Bullion surging in all currencies.

I argued the bull case for gold in my posts over the past few months (see Gold Bullion -- Regaining Its Shine?, Gold Bullion Glitters Brightly and Gold Bullion -- Challenging $1,000. With the gold price scaling fresh peaks and closing in on $1,100, it would certainly seem as if renewed interest in the yellow metal is being stirred up, especially subsequent to the purchase by India's central bank of 200 metric tons of gold from the International Monetary Fund.

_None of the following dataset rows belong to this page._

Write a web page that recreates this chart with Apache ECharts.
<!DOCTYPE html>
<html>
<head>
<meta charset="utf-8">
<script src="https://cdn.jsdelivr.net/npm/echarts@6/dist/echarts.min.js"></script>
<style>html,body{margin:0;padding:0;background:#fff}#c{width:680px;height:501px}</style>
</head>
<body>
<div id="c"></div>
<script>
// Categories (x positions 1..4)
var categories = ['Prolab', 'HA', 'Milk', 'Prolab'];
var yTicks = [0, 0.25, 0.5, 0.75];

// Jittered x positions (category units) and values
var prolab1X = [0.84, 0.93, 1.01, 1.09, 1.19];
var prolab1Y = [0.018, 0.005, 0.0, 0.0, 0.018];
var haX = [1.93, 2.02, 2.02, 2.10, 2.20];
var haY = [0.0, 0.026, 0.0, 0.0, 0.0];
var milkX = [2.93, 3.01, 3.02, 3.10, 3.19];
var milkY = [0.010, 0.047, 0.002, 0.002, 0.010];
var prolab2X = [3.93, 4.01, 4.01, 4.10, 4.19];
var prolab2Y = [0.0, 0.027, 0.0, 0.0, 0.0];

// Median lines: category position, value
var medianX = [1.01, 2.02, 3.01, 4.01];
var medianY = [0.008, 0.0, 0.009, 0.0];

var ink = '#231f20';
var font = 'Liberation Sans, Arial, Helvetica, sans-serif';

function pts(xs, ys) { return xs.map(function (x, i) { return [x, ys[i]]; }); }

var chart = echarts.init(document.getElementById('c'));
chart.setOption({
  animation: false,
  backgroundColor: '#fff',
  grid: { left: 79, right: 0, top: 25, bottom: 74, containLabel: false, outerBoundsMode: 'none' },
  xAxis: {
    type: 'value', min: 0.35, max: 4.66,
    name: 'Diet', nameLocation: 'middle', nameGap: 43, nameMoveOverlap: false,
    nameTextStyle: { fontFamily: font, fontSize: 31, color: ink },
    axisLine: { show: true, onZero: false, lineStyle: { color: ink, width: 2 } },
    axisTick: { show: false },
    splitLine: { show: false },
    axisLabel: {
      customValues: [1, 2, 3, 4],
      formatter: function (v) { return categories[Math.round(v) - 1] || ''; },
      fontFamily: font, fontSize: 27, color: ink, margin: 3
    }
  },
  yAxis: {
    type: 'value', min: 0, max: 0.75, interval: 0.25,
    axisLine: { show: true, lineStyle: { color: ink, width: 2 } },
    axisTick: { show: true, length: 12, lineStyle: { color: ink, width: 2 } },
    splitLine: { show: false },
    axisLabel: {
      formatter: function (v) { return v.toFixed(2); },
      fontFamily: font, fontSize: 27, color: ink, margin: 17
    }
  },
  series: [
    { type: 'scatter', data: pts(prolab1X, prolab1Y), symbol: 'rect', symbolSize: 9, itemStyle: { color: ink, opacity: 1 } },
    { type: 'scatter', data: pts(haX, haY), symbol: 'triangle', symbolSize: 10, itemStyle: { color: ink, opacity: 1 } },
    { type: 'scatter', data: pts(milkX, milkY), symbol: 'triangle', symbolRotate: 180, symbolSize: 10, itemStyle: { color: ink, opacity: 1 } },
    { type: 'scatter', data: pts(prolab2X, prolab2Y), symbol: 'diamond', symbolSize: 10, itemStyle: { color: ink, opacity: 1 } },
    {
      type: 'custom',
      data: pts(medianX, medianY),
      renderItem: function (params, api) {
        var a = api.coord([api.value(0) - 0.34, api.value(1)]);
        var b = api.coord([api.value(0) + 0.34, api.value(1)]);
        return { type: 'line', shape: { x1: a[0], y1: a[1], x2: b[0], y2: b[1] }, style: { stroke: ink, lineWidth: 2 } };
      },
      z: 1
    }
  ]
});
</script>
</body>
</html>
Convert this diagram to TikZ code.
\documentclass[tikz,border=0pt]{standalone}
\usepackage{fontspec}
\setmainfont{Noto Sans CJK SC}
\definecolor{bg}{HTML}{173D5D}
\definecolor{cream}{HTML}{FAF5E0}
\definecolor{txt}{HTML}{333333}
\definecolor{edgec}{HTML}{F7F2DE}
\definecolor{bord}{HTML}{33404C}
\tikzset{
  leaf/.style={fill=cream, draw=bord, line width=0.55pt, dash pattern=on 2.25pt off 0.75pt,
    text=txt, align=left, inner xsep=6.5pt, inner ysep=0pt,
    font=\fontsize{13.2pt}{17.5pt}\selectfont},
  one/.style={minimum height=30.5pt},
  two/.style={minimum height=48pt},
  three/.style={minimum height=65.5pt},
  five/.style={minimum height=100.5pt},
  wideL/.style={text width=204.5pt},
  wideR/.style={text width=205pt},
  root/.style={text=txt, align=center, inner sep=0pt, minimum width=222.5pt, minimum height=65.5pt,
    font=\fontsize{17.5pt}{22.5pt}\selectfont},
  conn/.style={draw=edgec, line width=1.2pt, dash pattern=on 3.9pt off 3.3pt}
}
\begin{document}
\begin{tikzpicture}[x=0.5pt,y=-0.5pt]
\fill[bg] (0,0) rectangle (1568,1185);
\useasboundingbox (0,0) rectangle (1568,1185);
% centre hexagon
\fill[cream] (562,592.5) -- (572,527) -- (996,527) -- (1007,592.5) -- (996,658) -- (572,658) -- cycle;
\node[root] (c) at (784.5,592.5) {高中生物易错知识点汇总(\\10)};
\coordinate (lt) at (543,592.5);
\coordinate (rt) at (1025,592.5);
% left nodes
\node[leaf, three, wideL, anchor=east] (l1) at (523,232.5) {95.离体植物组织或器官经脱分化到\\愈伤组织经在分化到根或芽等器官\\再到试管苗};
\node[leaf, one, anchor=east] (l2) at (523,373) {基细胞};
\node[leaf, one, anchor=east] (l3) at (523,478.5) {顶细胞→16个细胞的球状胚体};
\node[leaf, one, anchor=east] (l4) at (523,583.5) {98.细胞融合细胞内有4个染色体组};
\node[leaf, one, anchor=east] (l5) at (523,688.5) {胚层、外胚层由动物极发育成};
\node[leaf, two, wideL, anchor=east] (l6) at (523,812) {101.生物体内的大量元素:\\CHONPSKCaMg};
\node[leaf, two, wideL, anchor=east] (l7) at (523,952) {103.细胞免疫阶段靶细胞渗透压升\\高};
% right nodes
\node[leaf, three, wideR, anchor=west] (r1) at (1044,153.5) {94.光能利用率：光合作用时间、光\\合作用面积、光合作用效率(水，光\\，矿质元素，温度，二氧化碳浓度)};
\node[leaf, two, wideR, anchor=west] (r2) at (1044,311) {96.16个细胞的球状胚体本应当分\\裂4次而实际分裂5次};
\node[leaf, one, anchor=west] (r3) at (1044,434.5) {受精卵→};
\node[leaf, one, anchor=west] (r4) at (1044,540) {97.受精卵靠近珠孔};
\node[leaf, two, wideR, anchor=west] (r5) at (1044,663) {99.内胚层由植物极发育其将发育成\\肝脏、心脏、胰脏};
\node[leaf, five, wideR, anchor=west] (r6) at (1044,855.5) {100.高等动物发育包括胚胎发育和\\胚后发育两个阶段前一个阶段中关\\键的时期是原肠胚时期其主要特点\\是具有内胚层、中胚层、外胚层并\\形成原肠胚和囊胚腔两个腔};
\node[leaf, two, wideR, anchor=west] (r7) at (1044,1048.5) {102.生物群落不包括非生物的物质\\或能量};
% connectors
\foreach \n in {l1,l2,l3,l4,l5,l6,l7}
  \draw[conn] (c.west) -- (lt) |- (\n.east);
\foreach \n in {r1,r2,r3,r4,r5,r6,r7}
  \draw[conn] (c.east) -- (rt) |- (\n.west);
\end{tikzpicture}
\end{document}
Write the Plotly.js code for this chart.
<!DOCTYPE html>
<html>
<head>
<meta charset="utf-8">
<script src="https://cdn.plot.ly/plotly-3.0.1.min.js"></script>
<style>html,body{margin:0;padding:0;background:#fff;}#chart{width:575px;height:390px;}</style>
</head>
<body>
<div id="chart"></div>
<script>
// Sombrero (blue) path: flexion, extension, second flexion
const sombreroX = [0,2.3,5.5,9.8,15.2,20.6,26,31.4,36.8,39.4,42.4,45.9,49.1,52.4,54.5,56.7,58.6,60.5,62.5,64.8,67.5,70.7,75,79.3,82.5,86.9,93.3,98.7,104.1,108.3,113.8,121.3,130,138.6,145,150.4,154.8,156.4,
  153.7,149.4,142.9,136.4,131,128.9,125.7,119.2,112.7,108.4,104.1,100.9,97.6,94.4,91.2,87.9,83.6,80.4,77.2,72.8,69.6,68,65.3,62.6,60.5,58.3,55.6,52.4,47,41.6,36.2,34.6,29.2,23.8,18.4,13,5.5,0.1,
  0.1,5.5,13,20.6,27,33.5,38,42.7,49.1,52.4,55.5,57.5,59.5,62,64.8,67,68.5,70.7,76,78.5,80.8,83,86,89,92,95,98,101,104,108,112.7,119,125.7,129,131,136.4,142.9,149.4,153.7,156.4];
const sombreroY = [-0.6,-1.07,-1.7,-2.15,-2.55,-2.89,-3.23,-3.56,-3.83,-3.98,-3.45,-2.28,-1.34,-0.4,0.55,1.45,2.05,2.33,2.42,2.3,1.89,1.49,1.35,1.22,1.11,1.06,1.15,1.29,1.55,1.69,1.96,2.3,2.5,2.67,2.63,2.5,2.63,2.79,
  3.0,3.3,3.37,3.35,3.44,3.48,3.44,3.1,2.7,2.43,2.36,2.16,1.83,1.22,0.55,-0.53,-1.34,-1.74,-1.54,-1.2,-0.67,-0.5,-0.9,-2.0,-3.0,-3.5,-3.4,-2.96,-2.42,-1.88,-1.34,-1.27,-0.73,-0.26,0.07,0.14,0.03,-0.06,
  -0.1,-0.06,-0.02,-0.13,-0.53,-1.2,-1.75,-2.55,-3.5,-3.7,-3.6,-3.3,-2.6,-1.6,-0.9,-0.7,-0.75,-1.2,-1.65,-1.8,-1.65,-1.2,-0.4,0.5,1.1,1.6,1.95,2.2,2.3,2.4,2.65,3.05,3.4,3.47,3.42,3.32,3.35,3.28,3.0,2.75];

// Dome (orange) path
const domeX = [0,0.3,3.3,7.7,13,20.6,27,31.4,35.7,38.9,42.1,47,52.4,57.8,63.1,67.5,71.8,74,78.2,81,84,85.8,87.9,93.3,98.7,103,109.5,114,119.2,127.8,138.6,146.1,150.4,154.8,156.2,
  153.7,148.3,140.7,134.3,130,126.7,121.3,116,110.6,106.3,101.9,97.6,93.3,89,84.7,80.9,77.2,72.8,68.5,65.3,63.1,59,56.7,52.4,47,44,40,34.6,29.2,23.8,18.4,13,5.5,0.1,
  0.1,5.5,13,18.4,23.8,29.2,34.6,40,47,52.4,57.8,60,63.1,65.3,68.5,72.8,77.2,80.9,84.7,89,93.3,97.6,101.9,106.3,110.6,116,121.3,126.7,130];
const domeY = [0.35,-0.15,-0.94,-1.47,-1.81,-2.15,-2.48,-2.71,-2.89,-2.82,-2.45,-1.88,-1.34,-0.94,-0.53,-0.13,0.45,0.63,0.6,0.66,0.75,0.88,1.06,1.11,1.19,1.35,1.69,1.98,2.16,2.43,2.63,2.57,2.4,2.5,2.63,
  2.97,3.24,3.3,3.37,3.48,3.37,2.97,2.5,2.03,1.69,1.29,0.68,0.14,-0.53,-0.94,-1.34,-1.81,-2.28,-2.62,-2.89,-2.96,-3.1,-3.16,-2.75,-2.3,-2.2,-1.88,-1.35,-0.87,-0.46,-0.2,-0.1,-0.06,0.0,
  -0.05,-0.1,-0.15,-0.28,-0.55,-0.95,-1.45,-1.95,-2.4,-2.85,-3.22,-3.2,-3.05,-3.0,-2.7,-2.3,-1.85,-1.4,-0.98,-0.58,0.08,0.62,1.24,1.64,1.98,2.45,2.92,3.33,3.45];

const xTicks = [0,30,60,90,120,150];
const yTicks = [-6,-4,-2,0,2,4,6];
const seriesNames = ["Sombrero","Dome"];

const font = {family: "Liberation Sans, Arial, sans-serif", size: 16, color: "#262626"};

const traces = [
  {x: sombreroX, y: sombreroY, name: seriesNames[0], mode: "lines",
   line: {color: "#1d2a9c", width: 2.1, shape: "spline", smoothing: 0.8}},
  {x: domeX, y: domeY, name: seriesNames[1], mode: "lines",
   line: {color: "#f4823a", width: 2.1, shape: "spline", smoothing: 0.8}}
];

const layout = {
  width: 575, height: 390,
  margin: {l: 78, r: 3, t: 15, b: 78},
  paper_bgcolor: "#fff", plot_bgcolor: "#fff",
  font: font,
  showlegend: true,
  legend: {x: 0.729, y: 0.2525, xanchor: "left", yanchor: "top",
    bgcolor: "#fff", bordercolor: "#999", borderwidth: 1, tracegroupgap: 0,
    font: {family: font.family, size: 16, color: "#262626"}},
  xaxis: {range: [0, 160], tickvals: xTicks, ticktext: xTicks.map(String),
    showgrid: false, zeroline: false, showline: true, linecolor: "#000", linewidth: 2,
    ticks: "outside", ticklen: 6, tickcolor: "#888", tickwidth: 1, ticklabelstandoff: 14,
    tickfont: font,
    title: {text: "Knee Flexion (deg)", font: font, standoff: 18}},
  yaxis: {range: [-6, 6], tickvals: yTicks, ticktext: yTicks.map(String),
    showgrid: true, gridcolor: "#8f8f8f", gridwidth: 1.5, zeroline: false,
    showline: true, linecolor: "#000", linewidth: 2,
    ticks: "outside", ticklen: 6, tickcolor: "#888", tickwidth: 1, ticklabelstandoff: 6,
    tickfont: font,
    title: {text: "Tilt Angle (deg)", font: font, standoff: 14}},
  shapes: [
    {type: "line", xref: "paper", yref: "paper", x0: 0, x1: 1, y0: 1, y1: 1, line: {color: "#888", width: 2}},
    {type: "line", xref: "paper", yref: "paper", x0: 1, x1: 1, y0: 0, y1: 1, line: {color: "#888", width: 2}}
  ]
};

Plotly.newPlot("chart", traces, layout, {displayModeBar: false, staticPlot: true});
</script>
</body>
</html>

As printing presses are running at full speed to produce ever-increasing quantities of fiat money as governments engineer the greatest asset price reflation in human history -- and the US greenback is heading South -- the longer-term fundamental case for the yellow metal is arguably positive.

More importantly, the gold price isn't only making headway in US dollar terms, but also in most major (and minor) currencies as illustrated by the table and graph below. This is a manifestation of increased investment demand, whereas the initial rise in the gold price from its low in 2001 ($250) was mostly a reflection of US dollar weakness.

Illustrating the message even more vividly is the chart below of gold expressed in a basket of emerging-market currencies by dividing the dollar bullion price by the Wisdom Tree Dreyfus Emerging Currency ETF (CEW).

The shorter-term technical picture is also looking interesting. This is explained by Adam Hewison of who prepared a short technical analysis of gold's most likely direction and key chart levels. Click here to access the video presentation.

Seasonally, the period from November to December has traditional been good for gold, with an average gain ranging from more than 1% to almost 2.5% since 1970.

I remain bullish on gold in the medium term, especially as I believe the vast money-printing by central banks could set off strong inflation pressures down the road. I wouldn't be surprised to see bullion remaining in a secular uptrend in the medium term. Add bullion to your portfolios, but given the notorious volatility of the metal, only do so on pullbacks.